A propósito, faz-me espécie que a Direita, tão pressurosa a apoiar os protestos contra o fecho de balcões da Caixa Geral de Depósitos, esteja, agora, tão caladinha… Má consciência por ter privatizado uma empresa pública que era lucrativa – ou outra coisa qualquer?…

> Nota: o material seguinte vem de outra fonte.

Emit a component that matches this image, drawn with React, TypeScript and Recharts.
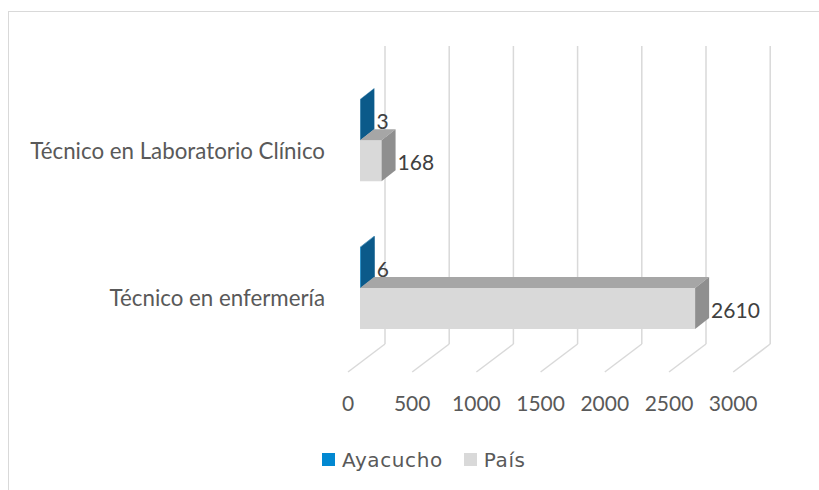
import React from 'react';
import { BarChart, Bar, XAxis, YAxis, CartesianGrid, LabelList } from 'recharts';

const categories = ['Técnico en Laboratorio Clínico', 'Técnico en enfermería'];
const ayacucho = [3, 6];
const pais = [168, 2610];
const xTicks = [0, 500, 1000, 1500, 2000, 2500, 3000];

const data = categories.map((name, i) => ({ name, ayacucho: ayacucho[i], pais: pais[i] }));

// 3D depth of the boxes and of the floor / back wall
const DX = 14;
const DY = 11;

const makeBox = (front: string, top: string, side: string) => (props: any) => {
  const { x, y, height } = props;
  const w = Math.max(props.width || 0, 0);
  return (
    <g>
      <rect x={x} y={y} width={w} height={height} fill={front} />
      <polygon points={`${x},${y} ${x + DX},${y - DY} ${x + w + DX},${y - DY} ${x + w},${y}`} fill={top} />
      <polygon
        points={`${x + w},${y} ${x + w + DX},${y - DY} ${x + w + DX},${y + height - DY} ${x + w},${y + height}`}
        fill={side}
      />
    </g>
  );
};

const gridLine = (p: any) => {
  const { x1, y1, y2, key } = p;
  const bx = x1 + 25;
  const wallTop = y1 - 20.75;
  const floorBack = y2 - 18.25;
  return (
    <g key={key}>
      <line x1={bx} y1={wallTop} x2={bx} y2={floorBack} stroke="#D9D9D9" strokeWidth={1.5} />
      <line x1={bx} y1={floorBack} x2={x1 - 12} y2={y2 + 9.75} stroke="#D9D9D9" strokeWidth={1.5} />
    </g>
  );
};

const XTick = ({ x, y, payload }: any) => (
  <text x={x - 12} y={y + 40} textAnchor="middle" dominantBaseline="central" fill="#595959" fontSize={21} fontFamily="Lato">
    {payload.value}
  </text>
);

const YTick = ({ x, y, payload }: any) => (
  <text x={x - 35} y={y + 9.5} textAnchor="end" dominantBaseline="central" fill="#595959" fontSize={22.3} fontFamily="Lato">
    {payload.value}
  </text>
);

const renderValue = (props: any) => {
  const vb = props.viewBox || {};
  const x = props.x ?? vb.x;
  const y = props.y ?? vb.y;
  const width = props.width ?? vb.width;
  const height = props.height ?? vb.height;
  return (
    <text
      x={x + width + 16}
      y={y + height / 2 + 1}
      textAnchor="start"
      dominantBaseline="central"
      fill="#404040"
      fontSize={21}
      fontFamily="Lato"
    >
      {props.value}
    </text>
  );
};

const legendItems = [
  { label: 'Ayacucho', color: '#0288D1' },
  { label: 'País', color: '#D9D9D9' },
];

const App: React.FC = () => {
  return (
    <div style={{ position: 'absolute', left: 0, top: 0, width: 819, height: 490, overflow: 'hidden', background: '#fff' }}>
      <div
        style={{
          position: 'absolute',
          left: 8,
          top: 11,
          width: 900,
          height: 600,
          borderLeft: '1px solid #D9D9D9',
          borderTop: '1px solid #D9D9D9',
        }}
      />
      <div style={{ position: 'absolute', left: 0, top: 0 }}>
        <BarChart
          width={819}
          height={490}
          data={data}
          layout="vertical"
          margin={{ top: 66.75, right: 73.8, bottom: 97.75, left: 0 }}
          barCategoryGap="22%"
          barGap={0}
        >
          <CartesianGrid horizontal={false} vertical={gridLine} />
          <XAxis
            type="number"
            domain={[0, 3000]}
            ticks={xTicks}
            interval={0}
            axisLine={false}
            tickLine={false}
            tickSize={0}
            tickMargin={0}
            height={30}
            tick={<XTick />}
          />
          <YAxis
            type="category"
            dataKey="name"
            width={360}
            interval={0}
            axisLine={false}
            tickLine={false}
            tickSize={0}
            tickMargin={0}
            tick={<YTick />}
          />
          <Bar dataKey="ayacucho" name="Ayacucho" fill="#0288D1" shape={makeBox('#0288D1', '#0A6EA8', '#0B5A8A')} isAnimationActive={false}>
            <LabelList dataKey="ayacucho" content={renderValue} />
          </Bar>
          <Bar dataKey="pais" name="País" fill="#D9D9D9" shape={makeBox('#D9D9D9', '#A6A6A6', '#8F8F8F')} isAnimationActive={false}>
            <LabelList dataKey="pais" content={renderValue} />
          </Bar>
        </BarChart>
      </div>
      <div
        style={{
          position: 'absolute',
          left: 322,
          top: 447,
          height: 25,
          display: 'flex',
          alignItems: 'center',
          fontFamily: 'DejaVu Sans',
          fontSize: 20,
          letterSpacing: '0.6px',
          color: '#595959',
        }}
      >
        {legendItems.map((item, i) => (
          <div key={item.label} style={{ display: 'flex', alignItems: 'center', marginRight: i === 0 ? 21 : 0 }}>
            <span style={{ width: 13, height: 13, background: item.color, marginRight: 7, display: 'inline-block' }} />
            <span>{item.label}</span>
          </div>
        ))}
      </div>
    </div>
  );
};

export default App;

3. A revolta do “Me Too”, contra o assédio sexual, que começou nos EUA e até já chegou à China, é um avanço civilizacional. Mas o exagero, muito bem apontado por um grupo de mulheres francesas, leva-nos à seguinte pergunta: aquilo que, no meu tempo, era uma declaração de amor, ou um pedido de namoro, é hoje considerado assédio? É uma pergunta genuína e inocente, porque não sei mesmo. E estou preopupado – não comigo, que já tratei disso – mas com os que estão agora a começar: como é que vamos acasalar no futuro? Qualquer dia, os que protestam para além do bom senso querem… e não têm com quem.